The council-commissioned research by consultants Cordis Bright found there had been a fall in violent crime in all London boroughs with a serious gang problem.
It added that data on the performance of Waltham Forest’s Enough is Enough programme had not been collected efficiently enough to properly monitor performance.
This is despite a report presented to a council scrutiny committee last week claiming the programme was helping to reduce street violence.
Council leader Chris Robbins insists the investment is money well spent and is changing lives.
He said: “The report acknowledges that ultimately the programme has succeeded in helping to make the borough a safer place and points to positive outcomes in terms of exit from gang involvement, improved family relationships and help with education, employment and training.

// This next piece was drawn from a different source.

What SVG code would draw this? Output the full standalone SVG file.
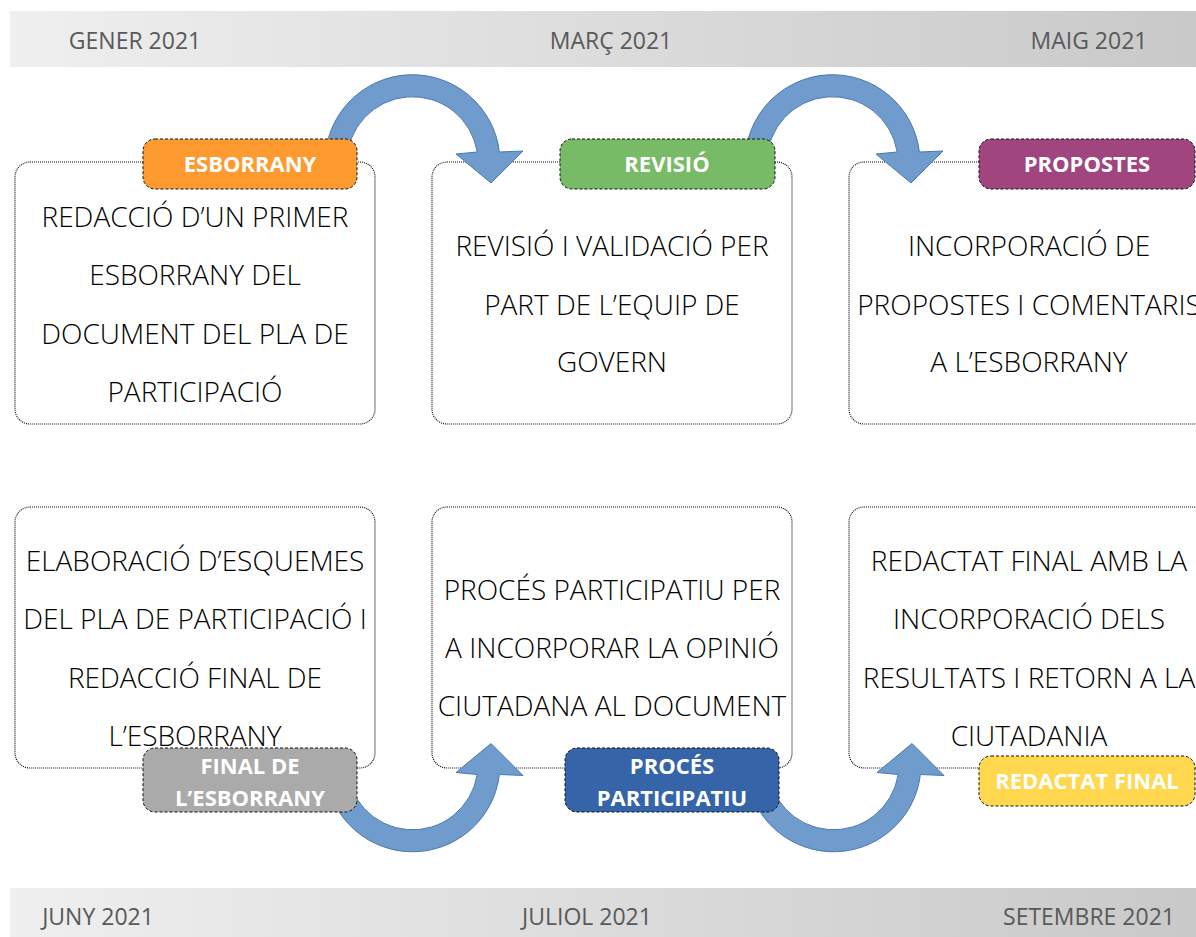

"These are all real results that have a real impact on the young people, their families and the very communities we are seeking to help.”
The programme was the first of its kind in the country and has gained praise for encouraging gang members and their families to solve issues such as housing and addiction problems.
“We simply play a part in encouraging those things and helping people when they make that decision,” a council spokesman said.
A further £2million of funding will go towards the programme over its three-year duration.
The independent report noted that ‘stakeholders’ valued the programme as innovative and ambitious, and acknowledged that, due to recruitment issues and restructuring in the council, the programme was operating in challenging circumstances.